Sunday, January 21, 2007

birthdays...

Any of my friends will confirm that I'm 99.9 per cent useless at remembering birthdays. Yesterday, I forgot Chausson's. At least he's not around to ring up and say "well, where were you, then?" Bravissimos to Operachic in Italy, who not only remembered, but gave him a suitably celebratory hat.
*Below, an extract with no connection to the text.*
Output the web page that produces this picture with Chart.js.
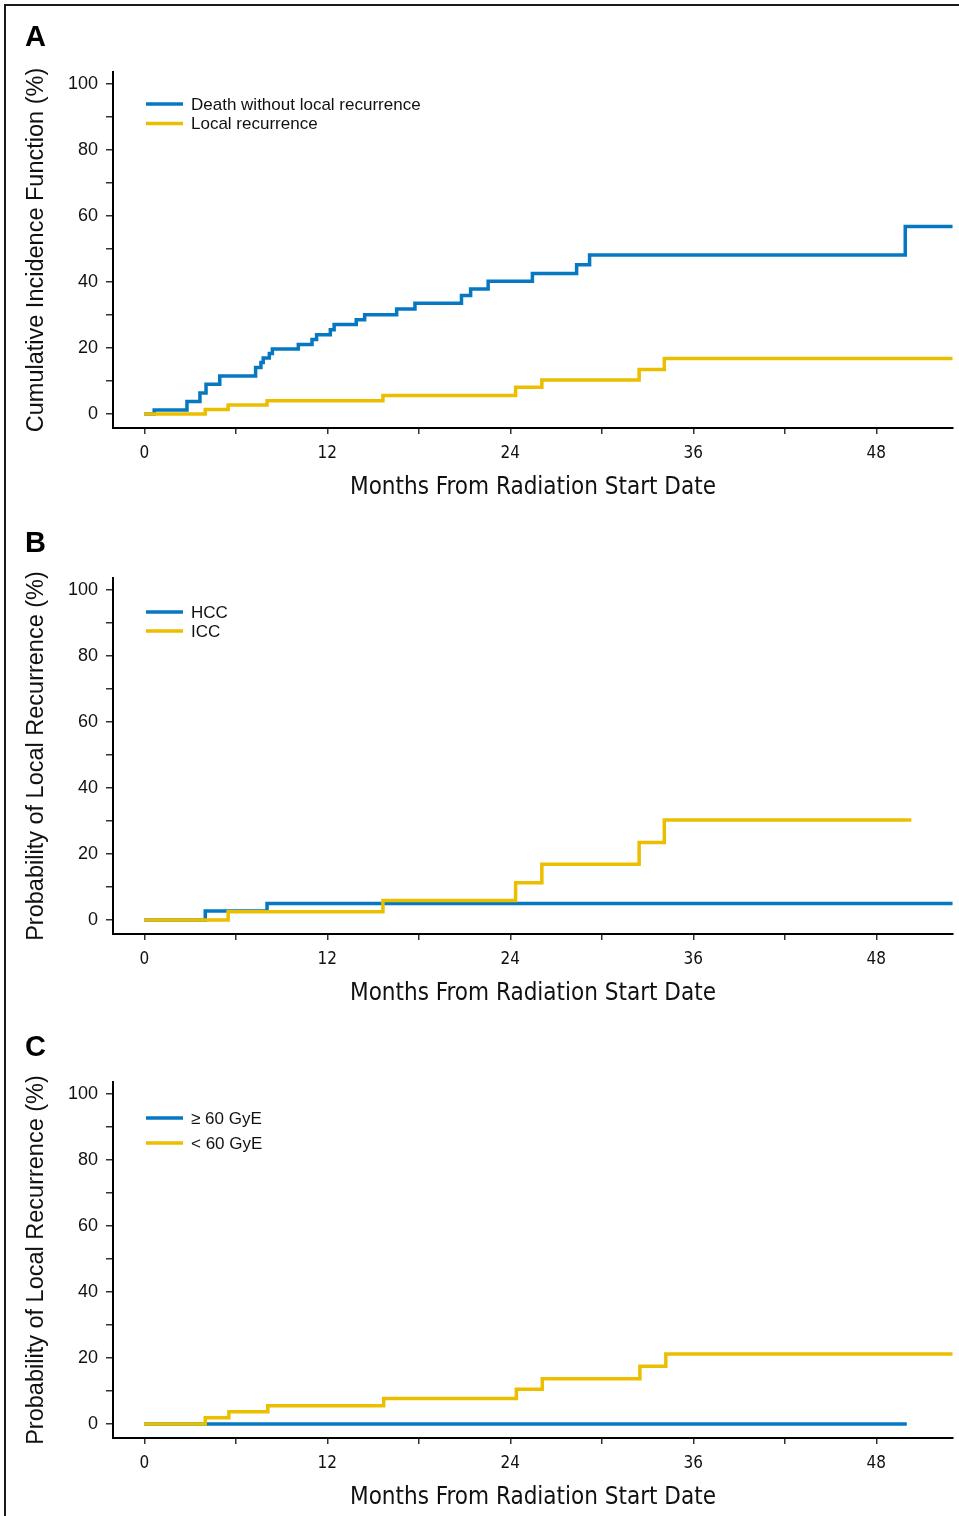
<!DOCTYPE html>
<html>
<head>
<meta charset="utf-8">
<script src="https://cdn.jsdelivr.net/npm/chart.js@4.4.1/dist/chart.umd.min.js"></script>
<style>
  html, body { margin: 0; padding: 0; background: #fff; }
  #page { position: relative; width: 959px; height: 1516px; overflow: hidden; }
  #frame { position: absolute; left: 4px; top: 4px; right: -10px; bottom: -10px;
           border-top: 2px solid #1a1a1a; border-left: 2px solid #1a1a1a; }
  canvas { position: absolute; left: 0; }
</style>
</head>
<body>
<div id="page">
  <div id="frame"></div>
  <canvas id="chartA" width="959" height="505" style="top:0px"></canvas>
  <canvas id="chartB" width="959" height="505" style="top:506px"></canvas>
  <canvas id="chartC" width="959" height="505" style="top:1010px"></canvas>
</div>
<script>
// axis ticks
const monthTicks = [0, 6, 12, 18, 24, 30, 36, 42, 48];
const monthLabels = [0, 12, 24, 36, 48];
const pctTicks = [0, 10, 20, 30, 40, 50, 60, 70, 80, 90, 100];
const pctLabels = [0, 20, 40, 60, 80, 100];

// Panel A - competing risks
const deathTimes = [0, 0.65, 2.8, 3.65, 4.05, 4.95, 7.3, 7.65, 7.8, 8.2, 8.4, 10.1, 11.0, 11.3, 12.2, 12.45, 13.9, 14.45, 16.55, 17.75, 20.8, 21.4, 22.55, 25.45, 28.35, 29.2, 49.9, 53];
const deathCIF   = [0, 1.2, 3.8, 6.4, 9.0, 11.5, 14.1, 15.6, 17.0, 18.3, 19.7, 21.1, 22.6, 24.0, 25.5, 27.1, 28.6, 30.1, 31.8, 33.6, 35.9, 37.9, 40.2, 42.6, 45.2, 48.2, 56.8, 56.8];
const lrTimes = [0, 4.0, 5.5, 8.05, 15.65, 24.35, 26.07, 32.45, 34.1, 53];
const lrCIF   = [0, 1.4, 2.7, 4.0, 5.6, 8.1, 10.3, 13.5, 16.8, 16.8];

// Panel B - histology
const hccTimes = [0, 4.0, 8.05, 53];
const hccProb  = [0, 2.7, 5.0, 5.0];
const iccTimes = [0, 5.5, 15.65, 24.35, 26.07, 32.45, 34.1, 50.3];
const iccProb  = [0, 2.5, 5.9, 11.3, 16.9, 23.5, 30.3, 30.3];

// Panel C - dose
const highDoseTimes = [0, 50.0];
const highDoseProb  = [0, 0];
const lowDoseTimes = [0, 4.0, 5.55, 8.1, 15.7, 24.4, 26.1, 32.5, 34.2, 53];
const lowDoseProb  = [0, 1.9, 3.7, 5.5, 7.7, 10.5, 13.7, 17.5, 21.2, 21.2];

const BLUE = '#0678c1';
const YELLOW = '#ecbe00';
const NARROW = "'Liberation Sans Narrow', 'DejaVu Sans Condensed', 'Arial Narrow', sans-serif";
const SANS = "'Liberation Sans', Arial, Helvetica, sans-serif";

function toPoints(times, vals) {
    return times.map((t, i) => ({ x: t, y: vals[i] }));
}

// panel letter and legend drawn on the canvas
const panelDecor = {
    id: 'panelDecor',
    afterDraw(chart, args, opts) {
        const ctx = chart.ctx;
        const area = chart.chartArea;
        ctx.save();
        ctx.fillStyle = '#000';
        ctx.font = 'bold 29px ' + SANS;
        ctx.textBaseline = 'middle';
        ctx.textAlign = 'left';
        ctx.fillText(opts.letter, 25, 38);

        ctx.font = '17px ' + SANS;
        chart.data.datasets.slice().sort((a, b) => a.legendIndex - b.legendIndex).forEach((ds, i) => {
            const y = area.top + opts.legendTop + i * opts.legendGap;
            ctx.strokeStyle = ds.borderColor;
            ctx.lineWidth = 3.5;
            ctx.beginPath();
            ctx.moveTo(area.left + 33, y);
            ctx.lineTo(area.left + 70, y);
            ctx.stroke();
            ctx.fillStyle = '#111';
            ctx.fillText(ds.label, area.left + 78, y + 1);
        });
        ctx.restore();
    }
};

function makePanel(id, letter, yTitle, blueLabel, blueData, yellowLabel, yellowData, legendTop, legendGap) {
    const ctx = document.getElementById(id).getContext('2d');
    return new Chart(ctx, {
        type: 'line',
        data: {
            datasets: [
                {
                    label: yellowLabel, data: yellowData, borderColor: YELLOW,
                    borderWidth: 3.5, pointRadius: 0, stepped: 'before', fill: false,
                    order: 0, legendIndex: 1
                },
                {
                    label: blueLabel, data: blueData, borderColor: BLUE,
                    borderWidth: 3.5, pointRadius: 0, stepped: 'before', fill: false,
                    order: 1, legendIndex: 0
                }
            ]
        },
        options: {
            responsive: false,
            animation: false,
            events: [],
            layout: { padding: { left: 0, top: 72, right: 6, bottom: 0 } },
            plugins: {
                legend: { display: false },
                tooltip: { enabled: false },
                panelDecor: { letter, legendTop, legendGap }
            },
            scales: {
                x: {
                    type: 'linear',
                    min: -2.05,
                    max: 53.03,
                    afterBuildTicks: (scale) => { scale.ticks = monthTicks.map(v => ({ value: v })); },
                    afterFit: (scale) => { scale.height = 77; },
                    ticks: {
                        autoSkip: false,
                        maxRotation: 0,
                        padding: 9,
                        color: '#111',
                        font: { family: NARROW, size: 17 },
                        callback: (v) => monthLabels.includes(v) ? String(v) : ''
                    },
                    grid: { drawOnChartArea: false, drawTicks: true, tickLength: 6, color: '#333', lineWidth: 1.5 },
                    border: { display: true, color: '#000', width: 2 },
                    title: {
                        display: true,
                        text: 'Months From Radiation Start Date',
                        color: '#111',
                        font: { family: NARROW, size: 24 },
                        padding: { top: 0, bottom: 3 }
                    }
                },
                y: {
                    type: 'linear',
                    min: -4.24,
                    max: 103.64,
                    afterBuildTicks: (scale) => { scale.ticks = pctTicks.map(v => ({ value: v })); },
                    afterFit: (scale) => { scale.width = 113; },
                    ticks: {
                        autoSkip: false,
                        padding: 8,
                        color: '#111',
                        font: { family: SANS, size: 18 },
                        callback: (v) => pctLabels.includes(v) ? String(v) : ''
                    },
                    grid: { drawOnChartArea: false, drawTicks: true, tickLength: 7, color: '#333', lineWidth: 1.5 },
                    border: { display: true, color: '#000', width: 2 },
                    title: {
                        display: true,
                        text: yTitle,
                        color: '#111',
                        font: { family: SANS, size: 23.5 },
                        padding: { top: 22, bottom: 0 }
                    }
                }
            }
        },
        plugins: [panelDecor]
    });
}

makePanel('chartA', 'A', 'Cumulative Incidence Function (%)',
    'Death without local recurrence', toPoints(deathTimes, deathCIF),
    'Local recurrence', toPoints(lrTimes, lrCIF), 32, 19.5);

makePanel('chartB', 'B', 'Probability of Local Recurrence (%)',
    'HCC', toPoints(hccTimes, hccProb),
    'ICC', toPoints(iccTimes, iccProb), 34, 19);

makePanel('chartC', 'C', 'Probability of Local Recurrence (%)',
    '\u2265 60 GyE', toPoints(highDoseTimes, highDoseProb),
    '< 60 GyE', toPoints(lowDoseTimes, lowDoseProb), 36, 25);
</script>
</body>
</html>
Operachic, like me, adores the Poeme de l'amour et de la mer. What about Monsieur Ernest's opera, Le roi Arthus? A couple of years ago, I went to Walthamstow to listen to some of the BBC Symphony Orchestra recording sessions for their CD. Arrived at the last stop on the Victoria Line just as the performers, in the run-down recording venue somewhere in the town hall complex, were tackling the final pages of the opera. Heaven had come to north-east London. Any Chausson fan who hasn't heard the opera yet should do so a.s.a.p... Bonne anniversaire hier, maestro.

By the way, a note to Ionarts, who, bless him, has got quite the wrong end of the stick: Tom would have a thing or two to say about this...

UPDATE, 8.40pm: Good old Opera Chic is ahead once again, celebrating that other underrated French genius Henri Duparc, whose birthday is not yesterday but today! And yes, guess who didn't remember... What is it about composers and the Capricorn-Pisces cusp?? We haven't even got to Mozart on 27th yet.